Deux jours après la Marche républicaine, qui a réuni plus de 4 millions de personnes en France en hommage aux victimes des attentats contre Charlie Hebdo le 7 janvier, à Paris, et en région parisienne les 8 et 9 janvier, Gilles Kepel, professeur à Sciences Po et auteur notamment de Passion française. Les voix des cités (Gallimard, 2014), analyse le sens des manifestations de solidarité organisées en France contre le terrorisme et pour la liberté d’expression, et décrypte la représentation du monde des djihadistes.
Que vous inspire la marche républicaine organisée ce week-end à Paris et en France ?
La marche est un sursaut vital de la société française, et de tous les peuples qui l’ont soutenue en envoyant défiler leurs dirigeants, contre un nouveau type de terrorisme djihadiste, celui de Daech [organisation Etat islamique; EI], qui s’est infiltré par les réseaux sociaux au cœur de l’Europe pour la détruire en déclenchant la guerre civile entre ses citoyens et résidents musulmans et non musulmans.
Dessinateurs « blasphématoires », musulmans « apostats », policiers, juifs, sont les cibles de prédilection. La marche a senti ce défi mortel et a explicité un premier réflexe, massif, de résistance. Mais Daech a identifié précisément des clivages culturels, religieux et politiques, et s’est donné pour objectif d’en faire des lignes de faille. Et il ne faudrait pas sous-estimer le danger : une bataille a été gagnée hier, mais il reste beaucoup à faire.
Comment reconstruit-on en France un pacte social après le 7 janvier ?
Si une large majorité de nos concitoyens de confession musulmane sont convaincus de la nécessité du pacte républicain, d’intégration de l’islam à la culture française, de même que juifs, chrétiens ou libres-penseurs ont construit ce processus historiquement, il existe aujourd’hui un pôle d’attraction djihadiste hostile à ce pacte.

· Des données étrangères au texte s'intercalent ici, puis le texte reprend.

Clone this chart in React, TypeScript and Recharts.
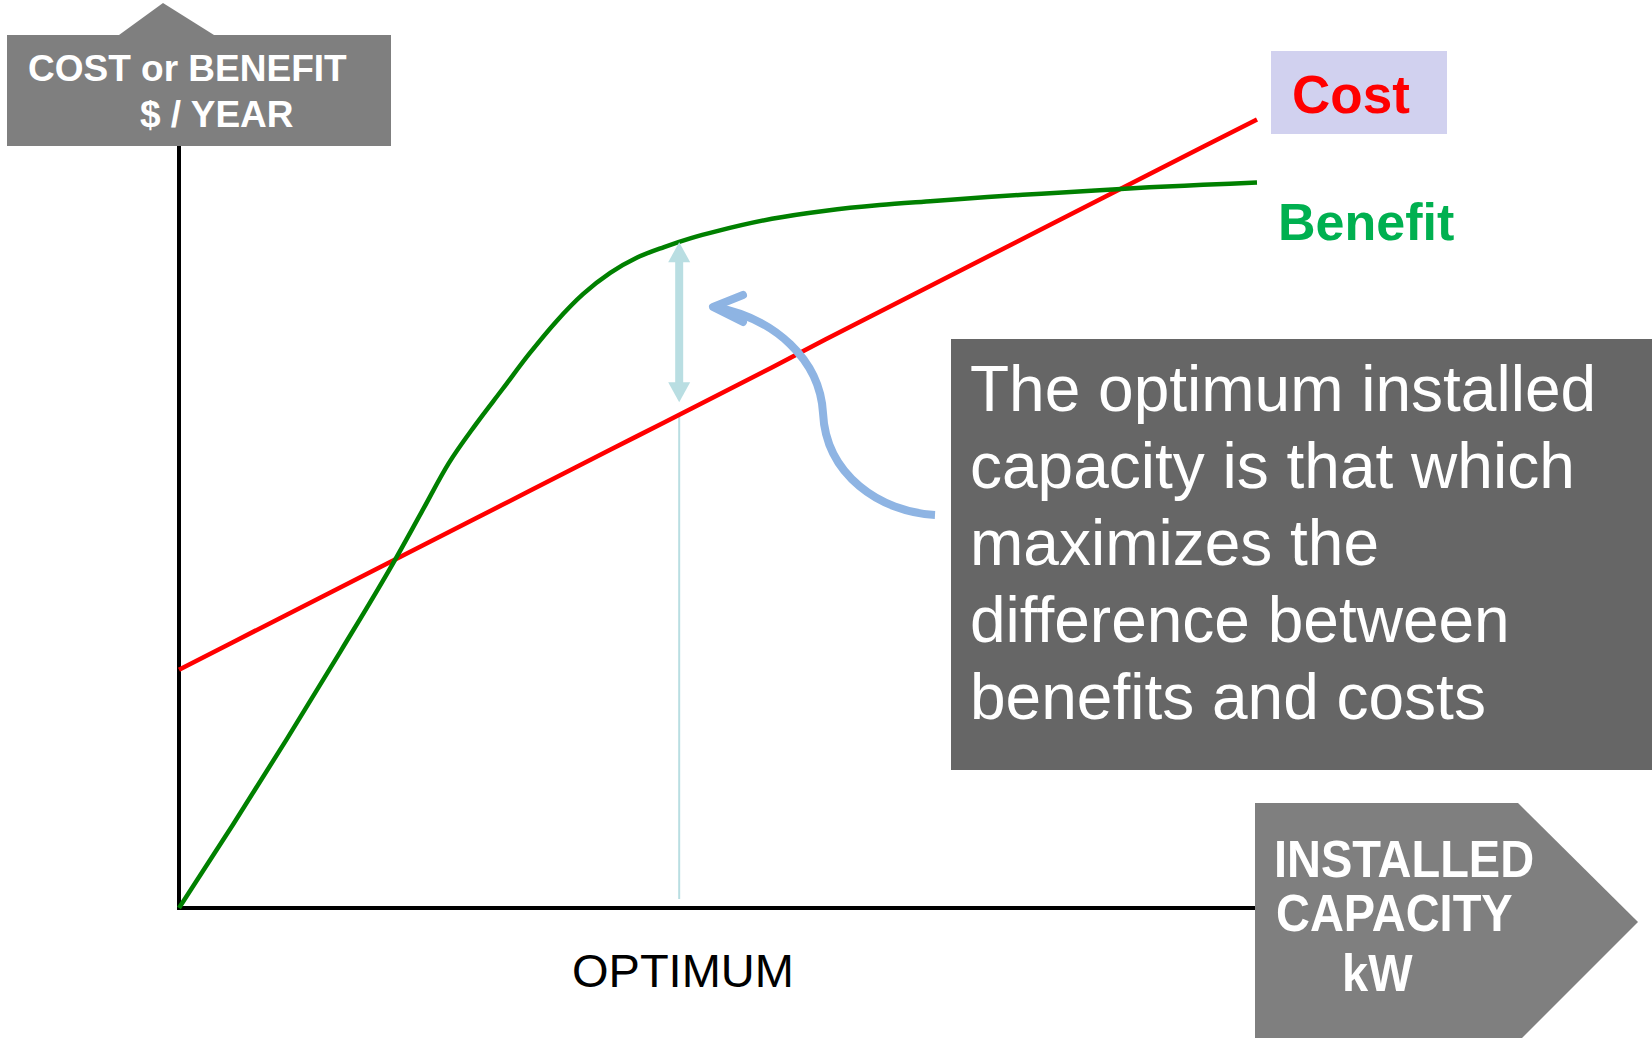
import { LineChart, Line, XAxis, YAxis, ReferenceLine } from "recharts";

// installed capacity (arbitrary units, 0..100 across the axis)
const capacity = [0, 5, 10, 15, 20, 22.5, 25, 27.5, 30, 32.5, 35, 37.5, 40, 42.5, 45, 47.5, 50, 55, 60, 65, 70, 75, 80, 85, 90, 95, 100];
// $ / year
const costValues = [29.5, 32.9, 36.3, 39.7, 43.1, 44.8, 46.5, 48.2, 49.9, 51.6, 53.3, 55.0, 56.7, 58.4, 60.1, 61.8, 63.5, 66.9, 70.4, 73.8, 77.2, 80.6, 84.0, 87.4, 90.8, 94.2, 97.6];
const benefitValues = [0, 10.3, 20.9, 31.8, 43.0, 49.0, 55.0, 59.8, 64.2, 68.6, 72.6, 76.0, 78.6, 80.5, 81.8, 82.9, 83.8, 85.3, 86.3, 87.0, 87.5, 88.0, 88.4, 88.8, 89.2, 89.5, 89.8];

const OPTIMUM = 46.4;
const benefitAtOptimum = 82.4;
const costAtOptimum = 61.1;

const textLines = [
  "The optimum installed",
  "capacity is that which",
  "maximizes the",
  "difference between",
  "benefits and costs",
];

const data = capacity.map((c, i) => ({ capacity: c, cost: costValues[i], benefit: benefitValues[i] }));

const FONT = "'Liberation Sans', Arial, Helvetica, sans-serif";
const ARROW_BLUE = "#B9DEE2";

// double headed arrow between the two curves at the optimum
const DoubleArrow = (props: any) => {
  const { x1, y1, y2 } = props;
  const top = y1;
  const bottom = y2 - 12;
  const hw = 11;
  const hl = 20;
  const sw = 4;
  return (
    <g>
      <rect x={x1 - sw} y={top + hl - 1} width={sw * 2} height={bottom - top - 2 * hl + 2} fill={ARROW_BLUE} />
      <polygon points={`${x1},${top} ${x1 - hw},${top + hl} ${x1 + hw},${top + hl}`} fill={ARROW_BLUE} />
      <polygon points={`${x1},${bottom} ${x1 - hw},${bottom - hl} ${x1 + hw},${bottom - hl}`} fill={ARROW_BLUE} />
    </g>
  );
};

const App = () => {
  return (
    <div style={{ position: "absolute", left: 0, top: 0, width: 1652, height: 1038, background: "#fff", overflow: "hidden", fontFamily: FONT }}>
      <LineChart width={1652} height={1038} data={data} margin={{ top: 100, right: 395, bottom: 130, left: 179 }}>
        <XAxis type="number" dataKey="capacity" domain={[0, 100]} hide />
        <YAxis type="number" domain={[0, 100]} hide />
        {/* axes */}
        <ReferenceLine x={0} stroke="#000" strokeWidth={4} strokeLinecap="square" />
        <ReferenceLine y={0} stroke="#000" strokeWidth={4} strokeLinecap="square" />
        <ReferenceLine
          segment={[{ x: OPTIMUM, y: 1.1 }, { x: OPTIMUM, y: costAtOptimum }]}
          stroke={ARROW_BLUE}
          strokeWidth={2}
        />
        <Line type="linear" dataKey="cost" stroke="#FF0000" strokeWidth={4.5} dot={false} isAnimationActive={false} />
        <Line type="monotone" dataKey="benefit" stroke="#008000" strokeWidth={4.5} dot={false} isAnimationActive={false} />
        <ReferenceLine
          segment={[{ x: OPTIMUM, y: benefitAtOptimum }, { x: OPTIMUM, y: costAtOptimum }]}
          shape={DoubleArrow}
        />
      </LineChart>

      <svg width={1652} height={1038} style={{ position: "absolute", left: 0, top: 0, pointerEvents: "none" }}>
        {/* y axis label with arrow roof */}
        <polygon points="7,35 119,35 163,3 214,35 391,35 391,146 7,146" fill="#7F7F7F" />
        <text x={28} y={81} fontSize={37} fontWeight="bold" fill="#fff" fontFamily={FONT}>COST or BENEFIT</text>
        <text x={140} y={127} fontSize={37} fontWeight="bold" fill="#fff" fontFamily={FONT}>$ / YEAR</text>

        {/* series labels */}
        <rect x={1271} y={51} width={176} height={83} fill="#D1D1EF" />
        <text x={1292} y={113} fontSize={53} fontWeight="bold" fill="#FF0000" fontFamily={FONT}>Cost</text>
        <text x={1278} y={240} fontSize={52} fontWeight="bold" fill="#00B050" fontFamily={FONT}>Benefit</text>

        {/* explanation box */}
        <rect x={951} y={339} width={701} height={431} fill="#666666" />
        {textLines.map((t, i) => (
          <text key={i} x={970} y={411 + i * 77} fontSize={64} fill="#fff" fontFamily={FONT}>{t}</text>
        ))}

        {/* curved pointer */}
        <path
          d="M 935 515 C 880 512, 826 475, 823 413 C 820 360, 775 318, 714 307"
          fill="none"
          stroke="#8EB4E3"
          strokeWidth={8}
        />
        <polyline points="743,295 713,307 743,322" fill="none" stroke="#8EB4E3" strokeWidth={8} strokeLinecap="round" strokeLinejoin="round" />

        {/* x axis label arrow */}
        <polygon points="1255,803 1518,803 1638,922 1518,1042 1255,1042" fill="#7F7F7F" />
        <text transform="translate(1274,877) scale(1,1.1)" fontSize={47} fontWeight="bold" fill="#fff" fontFamily={FONT}>INSTALLED</text>
        <text transform="translate(1276,931) scale(1,1.1)" fontSize={47} fontWeight="bold" fill="#fff" fontFamily={FONT}>CAPACITY</text>
        <text transform="translate(1342,991) scale(1,1.1)" fontSize={47} fontWeight="bold" fill="#fff" fontFamily={FONT}>kW</text>

        <text x={572} y={987} fontSize={47} fill="#000" fontFamily={FONT}>OPTIMUM</text>
      </svg>
    </div>
  );
};

export default App;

Toute la difficulté est de relativiser les choses, sans amalgame, mais sans se dissimuler la réalité. Et dans ce cadre-là, l’enjeu de dire les normes sur ce que sont nos valeurs communes et ce qui est inacceptable est essentiel. C’était le grand défi des manifestations du week-end : car si la société civile ne dit ni ne fait rien, ce consensus peut s’effriter.
La logique du clivage civilisationnel structure la vision du monde de Daech. Français et Européens, mais aussi les musulmans, doivent en avoir conscience, car ils sont les premiers concernés. Et le véritable débat est de savoir comment renforcer un pacte social qui identifie ce clivage comme un danger mortel et parvient à le contrer. C’est la seule manière de surmonter une situation où il faut le reconnaître, c’est l’Etat islamique et sa culture qui mènent le jeu – comme Al-Qaida le menait au soir du 11-Septembre, avant d’être vaincue quelques années plus tard.
La tuerie de Charlie Hebdo, et de l’hypermarché casher de Vincennes, représente un remake culturel du 11 Septembre, selon les modes opérationnels qui sont désormais ceux de EI. Après le 11 Septembre, il y a eu aux Etats-Unis une sorte de réarmement moral au sens noble du terme : un nouveau consensus sur les valeurs, mais aussi des dérives. Il importe d’en tirer les leçons.